● Job:
Return all lines below containing the word "LaTeX".

[Stored records]
>>>>>

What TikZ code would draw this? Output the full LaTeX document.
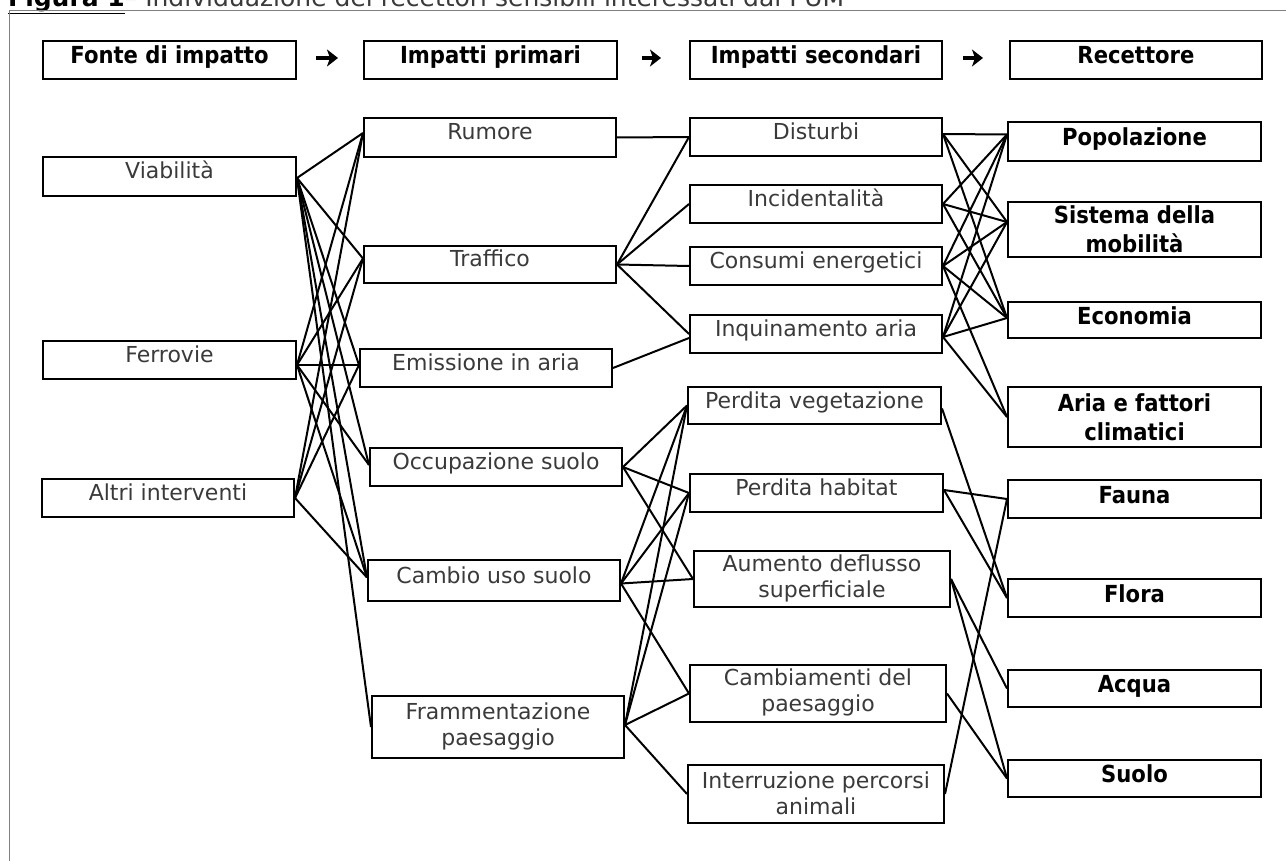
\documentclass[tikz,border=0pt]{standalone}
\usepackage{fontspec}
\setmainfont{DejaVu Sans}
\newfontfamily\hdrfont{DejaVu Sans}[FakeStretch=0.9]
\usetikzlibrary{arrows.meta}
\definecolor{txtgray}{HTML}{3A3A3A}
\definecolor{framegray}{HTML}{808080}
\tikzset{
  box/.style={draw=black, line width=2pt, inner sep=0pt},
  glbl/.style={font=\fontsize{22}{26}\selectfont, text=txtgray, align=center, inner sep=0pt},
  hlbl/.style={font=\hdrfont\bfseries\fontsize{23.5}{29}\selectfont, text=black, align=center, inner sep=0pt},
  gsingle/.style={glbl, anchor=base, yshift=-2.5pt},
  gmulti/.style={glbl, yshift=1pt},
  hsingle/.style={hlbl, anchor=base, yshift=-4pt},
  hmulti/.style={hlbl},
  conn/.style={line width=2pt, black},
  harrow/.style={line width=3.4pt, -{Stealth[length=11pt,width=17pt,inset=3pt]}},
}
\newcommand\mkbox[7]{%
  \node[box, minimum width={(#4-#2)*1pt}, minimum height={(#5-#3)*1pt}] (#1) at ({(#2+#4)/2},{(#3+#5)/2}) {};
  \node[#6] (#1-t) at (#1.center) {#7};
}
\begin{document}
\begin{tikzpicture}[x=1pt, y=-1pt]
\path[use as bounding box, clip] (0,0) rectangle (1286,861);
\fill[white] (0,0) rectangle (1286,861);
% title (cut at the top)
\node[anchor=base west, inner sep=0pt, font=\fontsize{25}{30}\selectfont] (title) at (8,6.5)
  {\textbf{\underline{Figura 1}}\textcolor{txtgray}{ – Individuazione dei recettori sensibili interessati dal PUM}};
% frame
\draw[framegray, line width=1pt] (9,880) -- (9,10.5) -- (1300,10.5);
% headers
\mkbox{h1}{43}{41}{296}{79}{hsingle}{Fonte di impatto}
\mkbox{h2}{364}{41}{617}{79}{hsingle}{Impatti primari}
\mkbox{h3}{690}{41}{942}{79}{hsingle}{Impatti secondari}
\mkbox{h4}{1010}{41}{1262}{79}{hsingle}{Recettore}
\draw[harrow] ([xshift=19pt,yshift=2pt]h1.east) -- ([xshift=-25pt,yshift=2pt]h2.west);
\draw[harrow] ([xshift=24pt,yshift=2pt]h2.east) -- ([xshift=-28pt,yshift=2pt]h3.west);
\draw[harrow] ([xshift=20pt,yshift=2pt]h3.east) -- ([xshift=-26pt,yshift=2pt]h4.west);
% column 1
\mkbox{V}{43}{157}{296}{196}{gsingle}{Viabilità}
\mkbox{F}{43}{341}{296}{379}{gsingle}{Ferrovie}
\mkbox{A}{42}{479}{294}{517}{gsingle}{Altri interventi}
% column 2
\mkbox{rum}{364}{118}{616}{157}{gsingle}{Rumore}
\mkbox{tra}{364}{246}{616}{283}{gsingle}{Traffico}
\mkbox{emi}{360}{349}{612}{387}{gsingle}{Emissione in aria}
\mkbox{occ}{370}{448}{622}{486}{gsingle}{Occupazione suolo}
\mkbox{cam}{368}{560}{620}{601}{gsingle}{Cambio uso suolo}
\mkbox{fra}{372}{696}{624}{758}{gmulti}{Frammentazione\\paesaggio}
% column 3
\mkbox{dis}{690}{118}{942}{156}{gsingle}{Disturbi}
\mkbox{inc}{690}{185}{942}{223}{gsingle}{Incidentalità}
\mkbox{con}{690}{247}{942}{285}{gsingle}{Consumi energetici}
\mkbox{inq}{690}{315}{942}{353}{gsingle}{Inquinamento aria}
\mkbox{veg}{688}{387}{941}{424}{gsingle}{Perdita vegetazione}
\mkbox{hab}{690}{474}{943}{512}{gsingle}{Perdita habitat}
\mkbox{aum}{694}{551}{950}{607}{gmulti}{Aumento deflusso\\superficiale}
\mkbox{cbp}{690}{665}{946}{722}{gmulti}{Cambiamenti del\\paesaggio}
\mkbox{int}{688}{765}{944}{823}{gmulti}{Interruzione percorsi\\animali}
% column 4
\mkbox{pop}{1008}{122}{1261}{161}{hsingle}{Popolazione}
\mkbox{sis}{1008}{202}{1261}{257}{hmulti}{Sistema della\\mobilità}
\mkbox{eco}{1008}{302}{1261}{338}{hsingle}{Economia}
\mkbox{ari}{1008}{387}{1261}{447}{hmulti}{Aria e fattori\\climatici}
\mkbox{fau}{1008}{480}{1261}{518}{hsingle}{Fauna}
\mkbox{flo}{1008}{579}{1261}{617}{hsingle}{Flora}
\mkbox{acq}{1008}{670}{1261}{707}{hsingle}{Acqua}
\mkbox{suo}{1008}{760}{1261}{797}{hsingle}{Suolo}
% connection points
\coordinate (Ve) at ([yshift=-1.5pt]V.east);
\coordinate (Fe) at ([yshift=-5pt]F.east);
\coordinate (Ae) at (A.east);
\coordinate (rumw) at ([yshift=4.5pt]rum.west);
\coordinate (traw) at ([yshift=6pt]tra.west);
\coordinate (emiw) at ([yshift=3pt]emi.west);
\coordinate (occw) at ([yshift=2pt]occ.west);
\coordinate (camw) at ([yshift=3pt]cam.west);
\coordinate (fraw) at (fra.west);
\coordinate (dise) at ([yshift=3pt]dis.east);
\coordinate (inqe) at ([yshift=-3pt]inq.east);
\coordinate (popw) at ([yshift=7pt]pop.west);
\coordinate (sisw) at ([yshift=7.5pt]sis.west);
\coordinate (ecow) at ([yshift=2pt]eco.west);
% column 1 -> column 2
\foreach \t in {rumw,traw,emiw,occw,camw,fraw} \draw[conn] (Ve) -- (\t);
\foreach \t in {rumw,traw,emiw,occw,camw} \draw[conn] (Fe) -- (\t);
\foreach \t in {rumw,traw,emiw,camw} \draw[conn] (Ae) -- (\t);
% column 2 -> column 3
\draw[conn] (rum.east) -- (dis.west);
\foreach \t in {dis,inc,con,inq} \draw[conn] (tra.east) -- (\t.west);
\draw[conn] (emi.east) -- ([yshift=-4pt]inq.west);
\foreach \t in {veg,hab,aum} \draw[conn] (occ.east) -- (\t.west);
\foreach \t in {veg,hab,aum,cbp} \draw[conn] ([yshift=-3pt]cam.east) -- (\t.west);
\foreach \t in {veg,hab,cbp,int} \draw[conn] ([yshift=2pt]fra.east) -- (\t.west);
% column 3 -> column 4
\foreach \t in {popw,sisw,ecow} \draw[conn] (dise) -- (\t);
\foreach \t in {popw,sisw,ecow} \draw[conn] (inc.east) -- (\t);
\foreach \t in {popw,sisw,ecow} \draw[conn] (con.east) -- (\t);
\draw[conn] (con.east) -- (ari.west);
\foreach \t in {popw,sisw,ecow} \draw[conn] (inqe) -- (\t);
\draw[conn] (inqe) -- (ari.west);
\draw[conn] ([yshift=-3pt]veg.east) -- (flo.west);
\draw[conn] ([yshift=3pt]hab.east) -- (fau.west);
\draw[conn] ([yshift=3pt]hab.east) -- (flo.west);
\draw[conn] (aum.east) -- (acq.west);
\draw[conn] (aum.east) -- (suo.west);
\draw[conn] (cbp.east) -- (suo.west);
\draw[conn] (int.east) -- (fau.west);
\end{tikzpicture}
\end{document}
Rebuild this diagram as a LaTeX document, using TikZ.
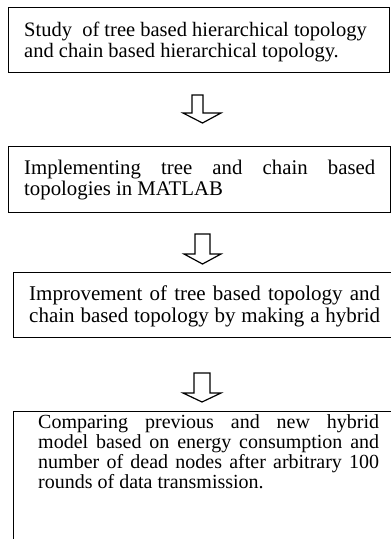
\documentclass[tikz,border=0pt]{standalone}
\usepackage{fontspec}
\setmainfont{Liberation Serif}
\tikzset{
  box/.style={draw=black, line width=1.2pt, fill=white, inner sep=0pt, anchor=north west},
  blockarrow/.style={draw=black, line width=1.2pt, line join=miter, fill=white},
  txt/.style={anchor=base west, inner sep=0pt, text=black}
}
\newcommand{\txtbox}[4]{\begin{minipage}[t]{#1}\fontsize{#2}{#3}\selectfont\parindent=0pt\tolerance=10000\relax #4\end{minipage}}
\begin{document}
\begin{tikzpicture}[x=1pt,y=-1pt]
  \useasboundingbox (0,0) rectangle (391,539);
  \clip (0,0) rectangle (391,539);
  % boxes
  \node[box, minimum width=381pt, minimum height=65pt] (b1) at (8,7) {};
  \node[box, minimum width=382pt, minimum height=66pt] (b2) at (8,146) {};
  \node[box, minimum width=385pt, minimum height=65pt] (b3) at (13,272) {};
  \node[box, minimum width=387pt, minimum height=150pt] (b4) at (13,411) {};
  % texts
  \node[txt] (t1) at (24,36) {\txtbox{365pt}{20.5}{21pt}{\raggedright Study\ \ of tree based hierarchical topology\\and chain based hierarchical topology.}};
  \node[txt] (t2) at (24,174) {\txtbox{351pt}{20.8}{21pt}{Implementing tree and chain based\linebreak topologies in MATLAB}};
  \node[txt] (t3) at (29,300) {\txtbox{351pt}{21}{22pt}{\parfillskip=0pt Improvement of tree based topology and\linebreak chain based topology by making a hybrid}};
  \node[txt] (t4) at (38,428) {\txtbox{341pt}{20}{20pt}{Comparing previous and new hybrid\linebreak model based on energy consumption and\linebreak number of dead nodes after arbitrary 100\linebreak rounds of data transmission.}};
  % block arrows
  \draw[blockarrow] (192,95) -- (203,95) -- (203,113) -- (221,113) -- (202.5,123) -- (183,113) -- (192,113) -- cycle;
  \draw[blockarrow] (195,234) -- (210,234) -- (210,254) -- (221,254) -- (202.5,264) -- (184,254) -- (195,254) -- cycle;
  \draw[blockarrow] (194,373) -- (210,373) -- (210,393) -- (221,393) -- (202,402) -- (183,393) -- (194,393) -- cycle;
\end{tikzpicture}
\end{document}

<<<<<

● Response below:
What TikZ code would draw this? Output the full LaTeX document.
Rebuild this diagram as a LaTeX document, using TikZ.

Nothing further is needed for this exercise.